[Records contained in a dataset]
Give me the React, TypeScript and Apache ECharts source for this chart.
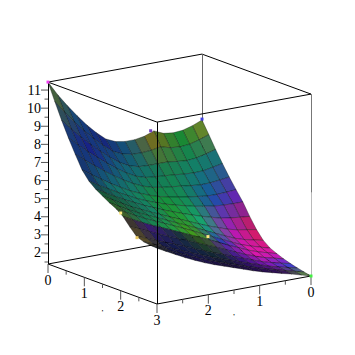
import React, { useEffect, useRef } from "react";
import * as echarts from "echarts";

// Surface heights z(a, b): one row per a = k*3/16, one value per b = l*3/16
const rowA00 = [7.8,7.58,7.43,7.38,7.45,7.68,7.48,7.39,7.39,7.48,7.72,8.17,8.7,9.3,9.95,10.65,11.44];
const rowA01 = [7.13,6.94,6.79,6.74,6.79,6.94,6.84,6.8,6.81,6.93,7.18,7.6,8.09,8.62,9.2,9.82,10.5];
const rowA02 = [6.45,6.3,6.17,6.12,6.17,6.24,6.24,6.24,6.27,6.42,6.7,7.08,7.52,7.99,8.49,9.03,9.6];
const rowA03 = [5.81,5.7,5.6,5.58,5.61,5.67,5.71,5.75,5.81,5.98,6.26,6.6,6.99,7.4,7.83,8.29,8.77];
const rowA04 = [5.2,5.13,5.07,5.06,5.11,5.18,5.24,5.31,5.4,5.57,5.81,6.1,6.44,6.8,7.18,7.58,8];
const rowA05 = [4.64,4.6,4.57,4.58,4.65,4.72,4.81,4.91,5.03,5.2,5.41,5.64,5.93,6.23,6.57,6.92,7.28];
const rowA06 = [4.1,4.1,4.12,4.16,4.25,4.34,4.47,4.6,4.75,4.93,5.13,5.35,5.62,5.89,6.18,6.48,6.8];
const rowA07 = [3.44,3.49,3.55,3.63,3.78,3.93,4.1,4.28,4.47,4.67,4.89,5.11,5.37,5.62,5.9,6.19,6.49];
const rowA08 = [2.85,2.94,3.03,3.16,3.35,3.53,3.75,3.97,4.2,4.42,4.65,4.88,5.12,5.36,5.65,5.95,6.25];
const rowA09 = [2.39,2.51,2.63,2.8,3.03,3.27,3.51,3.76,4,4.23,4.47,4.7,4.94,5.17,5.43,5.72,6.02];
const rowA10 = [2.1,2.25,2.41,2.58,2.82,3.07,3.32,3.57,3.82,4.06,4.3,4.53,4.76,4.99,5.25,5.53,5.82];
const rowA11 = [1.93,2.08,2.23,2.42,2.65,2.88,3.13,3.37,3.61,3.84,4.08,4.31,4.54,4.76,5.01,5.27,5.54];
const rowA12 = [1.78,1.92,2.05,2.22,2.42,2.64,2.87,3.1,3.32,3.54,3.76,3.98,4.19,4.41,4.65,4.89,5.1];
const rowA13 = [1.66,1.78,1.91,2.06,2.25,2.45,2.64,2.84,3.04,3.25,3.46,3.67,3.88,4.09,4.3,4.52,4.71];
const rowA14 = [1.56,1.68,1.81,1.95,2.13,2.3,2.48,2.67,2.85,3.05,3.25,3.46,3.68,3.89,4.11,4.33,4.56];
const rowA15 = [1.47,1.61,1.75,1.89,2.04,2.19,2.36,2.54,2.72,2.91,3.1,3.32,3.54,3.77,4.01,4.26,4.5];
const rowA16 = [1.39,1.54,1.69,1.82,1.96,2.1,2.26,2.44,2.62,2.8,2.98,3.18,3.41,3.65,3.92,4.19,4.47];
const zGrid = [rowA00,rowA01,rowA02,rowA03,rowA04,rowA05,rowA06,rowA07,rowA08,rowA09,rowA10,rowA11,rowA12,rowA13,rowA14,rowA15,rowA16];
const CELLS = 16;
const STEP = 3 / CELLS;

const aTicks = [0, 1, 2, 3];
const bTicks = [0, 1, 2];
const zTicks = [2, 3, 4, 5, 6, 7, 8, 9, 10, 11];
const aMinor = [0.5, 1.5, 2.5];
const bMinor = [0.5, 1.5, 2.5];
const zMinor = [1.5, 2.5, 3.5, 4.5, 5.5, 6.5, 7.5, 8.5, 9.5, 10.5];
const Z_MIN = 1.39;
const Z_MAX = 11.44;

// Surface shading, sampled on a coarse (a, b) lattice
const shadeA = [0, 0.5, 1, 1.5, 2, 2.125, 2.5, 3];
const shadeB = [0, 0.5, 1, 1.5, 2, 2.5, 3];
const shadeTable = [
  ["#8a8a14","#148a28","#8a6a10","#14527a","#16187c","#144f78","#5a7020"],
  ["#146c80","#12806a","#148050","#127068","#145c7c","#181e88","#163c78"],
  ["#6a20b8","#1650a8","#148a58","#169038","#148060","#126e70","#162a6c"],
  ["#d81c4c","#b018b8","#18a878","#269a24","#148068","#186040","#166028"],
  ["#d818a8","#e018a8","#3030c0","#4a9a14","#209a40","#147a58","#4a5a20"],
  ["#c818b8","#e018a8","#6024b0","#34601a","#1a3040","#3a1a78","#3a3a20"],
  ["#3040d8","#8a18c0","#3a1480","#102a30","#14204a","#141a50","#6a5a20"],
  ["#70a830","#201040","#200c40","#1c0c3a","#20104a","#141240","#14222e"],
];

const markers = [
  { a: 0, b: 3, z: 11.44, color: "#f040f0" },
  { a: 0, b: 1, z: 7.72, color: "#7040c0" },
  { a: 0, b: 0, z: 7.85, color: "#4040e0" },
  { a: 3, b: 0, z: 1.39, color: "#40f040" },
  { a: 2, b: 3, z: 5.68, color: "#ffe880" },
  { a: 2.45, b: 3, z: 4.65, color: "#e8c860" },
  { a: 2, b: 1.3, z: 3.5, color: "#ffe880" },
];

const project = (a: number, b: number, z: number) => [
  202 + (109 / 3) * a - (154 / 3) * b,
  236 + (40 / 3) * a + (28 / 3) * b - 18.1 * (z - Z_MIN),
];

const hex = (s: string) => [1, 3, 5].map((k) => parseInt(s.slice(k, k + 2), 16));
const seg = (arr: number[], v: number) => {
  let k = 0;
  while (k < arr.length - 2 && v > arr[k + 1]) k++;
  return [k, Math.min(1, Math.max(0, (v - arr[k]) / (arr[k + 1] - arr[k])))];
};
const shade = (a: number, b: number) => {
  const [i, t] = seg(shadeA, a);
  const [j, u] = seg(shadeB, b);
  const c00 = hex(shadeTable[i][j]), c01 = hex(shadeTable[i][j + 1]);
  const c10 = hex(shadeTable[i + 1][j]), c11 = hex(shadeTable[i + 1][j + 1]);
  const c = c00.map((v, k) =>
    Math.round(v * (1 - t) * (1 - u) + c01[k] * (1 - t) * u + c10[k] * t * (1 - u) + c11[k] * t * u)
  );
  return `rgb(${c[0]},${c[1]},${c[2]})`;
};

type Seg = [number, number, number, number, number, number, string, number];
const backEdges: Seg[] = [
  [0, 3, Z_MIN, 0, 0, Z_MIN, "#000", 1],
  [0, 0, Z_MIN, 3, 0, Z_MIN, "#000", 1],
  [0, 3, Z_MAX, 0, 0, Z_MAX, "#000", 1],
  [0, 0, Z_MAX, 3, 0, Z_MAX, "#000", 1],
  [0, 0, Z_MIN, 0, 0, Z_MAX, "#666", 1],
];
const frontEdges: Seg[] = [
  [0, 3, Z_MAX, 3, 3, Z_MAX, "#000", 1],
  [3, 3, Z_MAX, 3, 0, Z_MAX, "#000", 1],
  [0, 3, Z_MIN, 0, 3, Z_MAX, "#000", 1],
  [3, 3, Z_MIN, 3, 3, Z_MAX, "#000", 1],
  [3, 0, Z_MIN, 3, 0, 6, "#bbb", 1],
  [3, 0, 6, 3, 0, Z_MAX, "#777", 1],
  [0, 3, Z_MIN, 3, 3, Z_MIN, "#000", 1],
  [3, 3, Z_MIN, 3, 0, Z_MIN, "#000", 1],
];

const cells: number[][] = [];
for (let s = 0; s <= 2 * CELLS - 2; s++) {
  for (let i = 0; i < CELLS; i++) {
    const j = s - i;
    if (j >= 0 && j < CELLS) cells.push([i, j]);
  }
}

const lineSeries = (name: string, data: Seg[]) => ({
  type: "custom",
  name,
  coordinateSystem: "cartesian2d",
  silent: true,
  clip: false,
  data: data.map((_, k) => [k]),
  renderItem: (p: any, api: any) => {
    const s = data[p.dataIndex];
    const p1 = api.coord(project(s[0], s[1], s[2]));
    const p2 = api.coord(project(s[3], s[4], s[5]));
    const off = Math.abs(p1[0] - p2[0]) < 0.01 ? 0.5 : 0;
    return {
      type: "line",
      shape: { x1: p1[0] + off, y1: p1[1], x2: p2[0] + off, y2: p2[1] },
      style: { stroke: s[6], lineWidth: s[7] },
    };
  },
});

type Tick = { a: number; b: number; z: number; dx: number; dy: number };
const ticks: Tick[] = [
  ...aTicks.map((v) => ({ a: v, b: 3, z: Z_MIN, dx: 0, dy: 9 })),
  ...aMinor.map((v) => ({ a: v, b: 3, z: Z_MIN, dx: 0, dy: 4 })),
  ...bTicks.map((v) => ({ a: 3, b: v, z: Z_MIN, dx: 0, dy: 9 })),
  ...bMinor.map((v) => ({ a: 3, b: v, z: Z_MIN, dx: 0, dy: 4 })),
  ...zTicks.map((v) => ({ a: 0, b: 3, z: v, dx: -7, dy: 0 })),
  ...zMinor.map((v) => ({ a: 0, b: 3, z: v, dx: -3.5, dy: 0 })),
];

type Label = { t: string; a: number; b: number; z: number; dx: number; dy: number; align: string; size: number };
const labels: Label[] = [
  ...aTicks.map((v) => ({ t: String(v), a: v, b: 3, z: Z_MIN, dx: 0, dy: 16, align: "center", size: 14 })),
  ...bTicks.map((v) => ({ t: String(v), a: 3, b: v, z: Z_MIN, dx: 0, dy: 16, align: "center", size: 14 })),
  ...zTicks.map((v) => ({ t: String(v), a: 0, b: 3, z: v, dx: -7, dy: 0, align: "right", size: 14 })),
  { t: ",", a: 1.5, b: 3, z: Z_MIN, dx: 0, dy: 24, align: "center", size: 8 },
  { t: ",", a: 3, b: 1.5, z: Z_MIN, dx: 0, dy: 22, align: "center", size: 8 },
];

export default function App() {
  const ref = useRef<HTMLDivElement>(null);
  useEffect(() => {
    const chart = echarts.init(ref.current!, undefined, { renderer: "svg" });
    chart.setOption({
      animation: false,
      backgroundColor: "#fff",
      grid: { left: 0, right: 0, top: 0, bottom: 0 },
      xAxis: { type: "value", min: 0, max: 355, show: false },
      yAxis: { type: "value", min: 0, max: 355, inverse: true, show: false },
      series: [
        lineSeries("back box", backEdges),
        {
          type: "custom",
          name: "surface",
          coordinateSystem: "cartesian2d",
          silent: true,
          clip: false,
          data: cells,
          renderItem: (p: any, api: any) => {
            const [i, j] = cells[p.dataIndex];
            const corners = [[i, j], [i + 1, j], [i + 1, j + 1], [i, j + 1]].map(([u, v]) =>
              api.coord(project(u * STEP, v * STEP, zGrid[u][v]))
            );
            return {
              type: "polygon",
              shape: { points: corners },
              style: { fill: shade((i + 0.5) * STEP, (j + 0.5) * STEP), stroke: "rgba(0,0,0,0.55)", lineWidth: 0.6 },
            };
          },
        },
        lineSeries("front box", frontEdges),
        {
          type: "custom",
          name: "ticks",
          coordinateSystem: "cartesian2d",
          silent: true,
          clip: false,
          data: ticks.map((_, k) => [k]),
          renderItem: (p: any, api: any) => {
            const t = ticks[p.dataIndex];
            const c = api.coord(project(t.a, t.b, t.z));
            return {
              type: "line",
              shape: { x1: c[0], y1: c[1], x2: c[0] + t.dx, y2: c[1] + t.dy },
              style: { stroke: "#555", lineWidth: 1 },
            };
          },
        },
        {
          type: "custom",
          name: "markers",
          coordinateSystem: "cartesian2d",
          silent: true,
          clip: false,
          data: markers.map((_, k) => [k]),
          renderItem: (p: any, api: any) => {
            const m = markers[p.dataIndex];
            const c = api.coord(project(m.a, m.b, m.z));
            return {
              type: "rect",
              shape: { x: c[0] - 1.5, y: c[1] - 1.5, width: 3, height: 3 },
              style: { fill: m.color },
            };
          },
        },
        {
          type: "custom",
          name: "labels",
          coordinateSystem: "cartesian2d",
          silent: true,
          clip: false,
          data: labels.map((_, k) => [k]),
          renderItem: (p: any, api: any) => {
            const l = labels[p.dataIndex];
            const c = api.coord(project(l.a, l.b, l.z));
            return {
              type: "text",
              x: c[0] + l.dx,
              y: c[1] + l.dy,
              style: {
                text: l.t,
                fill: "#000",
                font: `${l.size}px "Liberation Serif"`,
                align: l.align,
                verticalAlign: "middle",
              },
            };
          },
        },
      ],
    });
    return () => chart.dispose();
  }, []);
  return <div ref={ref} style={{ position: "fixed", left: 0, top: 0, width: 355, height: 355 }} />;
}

==

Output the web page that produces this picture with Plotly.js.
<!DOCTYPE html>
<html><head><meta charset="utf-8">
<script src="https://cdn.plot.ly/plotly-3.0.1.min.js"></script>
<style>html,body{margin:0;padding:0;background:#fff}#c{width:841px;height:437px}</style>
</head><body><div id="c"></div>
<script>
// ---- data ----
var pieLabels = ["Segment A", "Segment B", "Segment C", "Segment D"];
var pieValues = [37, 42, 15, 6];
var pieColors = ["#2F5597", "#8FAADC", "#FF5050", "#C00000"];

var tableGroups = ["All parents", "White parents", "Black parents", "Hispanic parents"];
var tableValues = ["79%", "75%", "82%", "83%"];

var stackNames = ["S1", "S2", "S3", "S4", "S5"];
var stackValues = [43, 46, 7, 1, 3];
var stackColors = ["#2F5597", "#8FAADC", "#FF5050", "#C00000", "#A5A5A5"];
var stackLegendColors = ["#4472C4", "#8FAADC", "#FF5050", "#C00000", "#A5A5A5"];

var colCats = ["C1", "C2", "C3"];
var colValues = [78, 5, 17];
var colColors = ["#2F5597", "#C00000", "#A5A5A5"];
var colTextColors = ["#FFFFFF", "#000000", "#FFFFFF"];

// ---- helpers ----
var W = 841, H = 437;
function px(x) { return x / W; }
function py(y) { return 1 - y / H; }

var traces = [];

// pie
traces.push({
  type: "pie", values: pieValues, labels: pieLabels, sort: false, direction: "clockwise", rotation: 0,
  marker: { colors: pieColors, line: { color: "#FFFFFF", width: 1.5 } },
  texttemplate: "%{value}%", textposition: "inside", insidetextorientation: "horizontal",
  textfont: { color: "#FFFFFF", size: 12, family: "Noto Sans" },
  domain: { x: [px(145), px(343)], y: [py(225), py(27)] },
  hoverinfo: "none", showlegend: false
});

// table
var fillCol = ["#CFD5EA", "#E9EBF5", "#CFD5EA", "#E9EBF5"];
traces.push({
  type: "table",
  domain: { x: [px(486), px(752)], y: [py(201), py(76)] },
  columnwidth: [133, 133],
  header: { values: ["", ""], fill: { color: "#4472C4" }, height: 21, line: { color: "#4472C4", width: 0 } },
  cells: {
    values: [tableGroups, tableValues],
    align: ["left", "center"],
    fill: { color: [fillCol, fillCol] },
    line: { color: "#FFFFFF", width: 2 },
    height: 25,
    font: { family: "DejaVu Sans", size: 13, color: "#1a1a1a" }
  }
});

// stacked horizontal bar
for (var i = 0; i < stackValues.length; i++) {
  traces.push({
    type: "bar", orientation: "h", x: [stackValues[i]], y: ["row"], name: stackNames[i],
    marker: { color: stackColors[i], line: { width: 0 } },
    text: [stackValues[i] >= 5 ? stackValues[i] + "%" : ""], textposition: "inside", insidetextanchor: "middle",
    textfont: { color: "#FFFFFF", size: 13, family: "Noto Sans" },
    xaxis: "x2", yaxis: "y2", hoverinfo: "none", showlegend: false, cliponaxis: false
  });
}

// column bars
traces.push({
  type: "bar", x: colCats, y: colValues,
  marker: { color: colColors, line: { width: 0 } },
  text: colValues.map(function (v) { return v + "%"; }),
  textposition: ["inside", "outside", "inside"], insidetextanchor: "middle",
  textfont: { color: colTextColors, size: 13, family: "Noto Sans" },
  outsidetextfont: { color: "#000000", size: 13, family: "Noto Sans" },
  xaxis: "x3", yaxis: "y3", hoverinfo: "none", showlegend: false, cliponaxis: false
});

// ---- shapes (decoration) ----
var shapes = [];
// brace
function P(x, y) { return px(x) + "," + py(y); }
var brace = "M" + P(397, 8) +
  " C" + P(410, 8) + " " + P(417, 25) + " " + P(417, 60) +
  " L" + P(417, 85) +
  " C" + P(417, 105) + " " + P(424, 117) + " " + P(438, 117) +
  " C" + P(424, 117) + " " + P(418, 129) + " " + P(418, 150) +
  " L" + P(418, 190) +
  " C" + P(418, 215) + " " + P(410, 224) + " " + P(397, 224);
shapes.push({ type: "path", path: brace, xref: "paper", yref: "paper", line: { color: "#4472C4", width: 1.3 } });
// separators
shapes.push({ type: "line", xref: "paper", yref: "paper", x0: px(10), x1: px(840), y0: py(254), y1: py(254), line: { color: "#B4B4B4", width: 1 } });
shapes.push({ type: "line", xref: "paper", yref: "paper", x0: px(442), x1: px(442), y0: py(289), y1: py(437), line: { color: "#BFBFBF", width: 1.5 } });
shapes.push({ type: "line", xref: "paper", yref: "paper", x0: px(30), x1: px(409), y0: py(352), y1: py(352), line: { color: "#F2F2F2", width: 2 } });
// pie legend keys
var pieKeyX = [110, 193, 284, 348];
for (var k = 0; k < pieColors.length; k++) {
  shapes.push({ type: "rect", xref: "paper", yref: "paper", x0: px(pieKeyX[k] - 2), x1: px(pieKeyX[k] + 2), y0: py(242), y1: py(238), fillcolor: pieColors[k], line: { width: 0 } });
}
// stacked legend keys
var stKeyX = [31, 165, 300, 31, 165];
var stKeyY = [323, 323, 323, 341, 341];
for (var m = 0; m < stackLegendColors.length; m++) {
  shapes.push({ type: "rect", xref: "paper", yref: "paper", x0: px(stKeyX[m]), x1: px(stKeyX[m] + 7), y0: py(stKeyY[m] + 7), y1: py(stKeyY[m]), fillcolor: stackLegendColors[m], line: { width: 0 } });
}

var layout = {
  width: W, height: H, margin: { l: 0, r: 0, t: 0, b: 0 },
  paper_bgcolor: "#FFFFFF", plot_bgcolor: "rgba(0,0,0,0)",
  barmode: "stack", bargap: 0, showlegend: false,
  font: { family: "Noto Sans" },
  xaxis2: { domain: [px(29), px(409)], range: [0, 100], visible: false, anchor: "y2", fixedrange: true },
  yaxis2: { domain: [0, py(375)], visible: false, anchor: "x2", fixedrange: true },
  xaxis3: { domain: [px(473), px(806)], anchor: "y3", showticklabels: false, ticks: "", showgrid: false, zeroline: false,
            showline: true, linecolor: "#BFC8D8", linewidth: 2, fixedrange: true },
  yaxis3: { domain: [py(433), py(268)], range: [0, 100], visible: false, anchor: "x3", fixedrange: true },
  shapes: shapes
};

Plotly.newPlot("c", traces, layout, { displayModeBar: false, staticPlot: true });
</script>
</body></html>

---

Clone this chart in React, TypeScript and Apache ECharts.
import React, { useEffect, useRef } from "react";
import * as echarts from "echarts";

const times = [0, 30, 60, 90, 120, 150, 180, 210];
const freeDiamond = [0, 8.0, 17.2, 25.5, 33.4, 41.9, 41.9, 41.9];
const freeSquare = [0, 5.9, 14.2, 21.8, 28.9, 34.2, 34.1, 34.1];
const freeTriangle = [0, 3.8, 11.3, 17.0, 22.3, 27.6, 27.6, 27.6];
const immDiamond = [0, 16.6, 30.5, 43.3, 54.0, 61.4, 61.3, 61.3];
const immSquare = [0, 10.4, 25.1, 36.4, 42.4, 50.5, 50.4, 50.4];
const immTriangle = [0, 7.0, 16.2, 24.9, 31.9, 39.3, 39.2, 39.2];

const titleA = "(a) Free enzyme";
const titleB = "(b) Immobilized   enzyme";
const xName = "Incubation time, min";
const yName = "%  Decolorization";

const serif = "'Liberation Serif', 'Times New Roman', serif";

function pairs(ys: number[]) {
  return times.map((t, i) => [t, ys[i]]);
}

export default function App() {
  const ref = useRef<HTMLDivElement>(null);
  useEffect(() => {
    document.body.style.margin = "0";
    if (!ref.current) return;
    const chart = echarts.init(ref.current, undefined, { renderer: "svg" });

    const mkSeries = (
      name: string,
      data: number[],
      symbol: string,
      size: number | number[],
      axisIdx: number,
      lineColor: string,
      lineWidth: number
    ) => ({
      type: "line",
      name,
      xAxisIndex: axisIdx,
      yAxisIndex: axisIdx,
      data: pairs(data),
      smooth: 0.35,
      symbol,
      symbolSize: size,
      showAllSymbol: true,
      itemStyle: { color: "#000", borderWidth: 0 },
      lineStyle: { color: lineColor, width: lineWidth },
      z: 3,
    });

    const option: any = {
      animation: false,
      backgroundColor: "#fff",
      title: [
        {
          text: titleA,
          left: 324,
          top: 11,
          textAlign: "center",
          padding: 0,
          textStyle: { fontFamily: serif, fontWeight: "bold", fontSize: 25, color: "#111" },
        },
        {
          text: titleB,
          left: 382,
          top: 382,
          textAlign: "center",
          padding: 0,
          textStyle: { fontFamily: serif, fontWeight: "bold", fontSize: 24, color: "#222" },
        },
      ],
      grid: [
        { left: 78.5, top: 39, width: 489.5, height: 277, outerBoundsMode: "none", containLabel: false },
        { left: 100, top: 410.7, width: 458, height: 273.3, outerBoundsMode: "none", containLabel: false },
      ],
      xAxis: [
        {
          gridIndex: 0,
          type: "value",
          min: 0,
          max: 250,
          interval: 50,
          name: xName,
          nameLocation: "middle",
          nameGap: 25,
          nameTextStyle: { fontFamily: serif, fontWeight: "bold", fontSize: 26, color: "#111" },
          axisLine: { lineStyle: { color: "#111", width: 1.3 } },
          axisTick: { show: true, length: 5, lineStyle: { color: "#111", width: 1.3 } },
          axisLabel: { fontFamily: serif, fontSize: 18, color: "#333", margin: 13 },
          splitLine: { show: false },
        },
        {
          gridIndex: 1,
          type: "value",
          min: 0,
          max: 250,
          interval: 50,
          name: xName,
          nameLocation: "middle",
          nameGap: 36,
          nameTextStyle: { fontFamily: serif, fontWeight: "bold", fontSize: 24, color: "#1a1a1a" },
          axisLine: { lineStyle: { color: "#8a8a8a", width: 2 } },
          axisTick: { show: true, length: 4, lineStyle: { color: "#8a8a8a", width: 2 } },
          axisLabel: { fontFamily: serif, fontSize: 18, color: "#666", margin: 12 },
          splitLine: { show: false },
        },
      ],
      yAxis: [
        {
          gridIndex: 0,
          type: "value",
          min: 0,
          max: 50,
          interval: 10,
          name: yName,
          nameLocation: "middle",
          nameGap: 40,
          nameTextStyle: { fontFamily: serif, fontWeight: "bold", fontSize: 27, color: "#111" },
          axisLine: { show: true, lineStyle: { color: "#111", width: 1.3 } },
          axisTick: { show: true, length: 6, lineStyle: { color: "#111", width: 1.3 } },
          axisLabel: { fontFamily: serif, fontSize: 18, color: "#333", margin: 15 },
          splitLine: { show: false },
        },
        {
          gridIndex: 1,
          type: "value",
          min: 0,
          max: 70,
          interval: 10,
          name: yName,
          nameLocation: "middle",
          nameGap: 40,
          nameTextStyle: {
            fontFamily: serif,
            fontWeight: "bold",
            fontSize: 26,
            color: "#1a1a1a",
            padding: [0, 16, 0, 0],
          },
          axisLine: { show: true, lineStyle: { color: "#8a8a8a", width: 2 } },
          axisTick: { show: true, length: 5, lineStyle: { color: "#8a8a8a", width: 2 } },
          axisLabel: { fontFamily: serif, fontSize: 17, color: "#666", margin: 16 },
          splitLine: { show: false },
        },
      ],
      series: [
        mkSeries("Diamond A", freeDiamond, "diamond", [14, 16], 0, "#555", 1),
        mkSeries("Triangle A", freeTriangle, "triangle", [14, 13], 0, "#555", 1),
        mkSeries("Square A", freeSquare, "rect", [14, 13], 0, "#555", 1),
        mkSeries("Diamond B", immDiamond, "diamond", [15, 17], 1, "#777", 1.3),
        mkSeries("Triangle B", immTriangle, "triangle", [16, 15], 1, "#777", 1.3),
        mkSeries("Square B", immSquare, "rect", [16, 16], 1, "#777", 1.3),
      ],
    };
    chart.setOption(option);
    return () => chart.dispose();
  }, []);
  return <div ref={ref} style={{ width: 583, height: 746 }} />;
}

> _Task brief_:
Take the listing above and repeat exactly the lines from the one containing "Clone this chart" through the one containing "Serif', 'Times New", both included.

> _Task output_:
Clone this chart in React, TypeScript and Apache ECharts.
import React, { useEffect, useRef } from "react";
import * as echarts from "echarts";

const times = [0, 30, 60, 90, 120, 150, 180, 210];
const freeDiamond = [0, 8.0, 17.2, 25.5, 33.4, 41.9, 41.9, 41.9];
const freeSquare = [0, 5.9, 14.2, 21.8, 28.9, 34.2, 34.1, 34.1];
const freeTriangle = [0, 3.8, 11.3, 17.0, 22.3, 27.6, 27.6, 27.6];
const immDiamond = [0, 16.6, 30.5, 43.3, 54.0, 61.4, 61.3, 61.3];
const immSquare = [0, 10.4, 25.1, 36.4, 42.4, 50.5, 50.4, 50.4];
const immTriangle = [0, 7.0, 16.2, 24.9, 31.9, 39.3, 39.2, 39.2];

const titleA = "(a) Free enzyme";
const titleB = "(b) Immobilized   enzyme";
const xName = "Incubation time, min";
const yName = "%  Decolorization";

const serif = "'Liberation Serif', 'Times New Roman', serif";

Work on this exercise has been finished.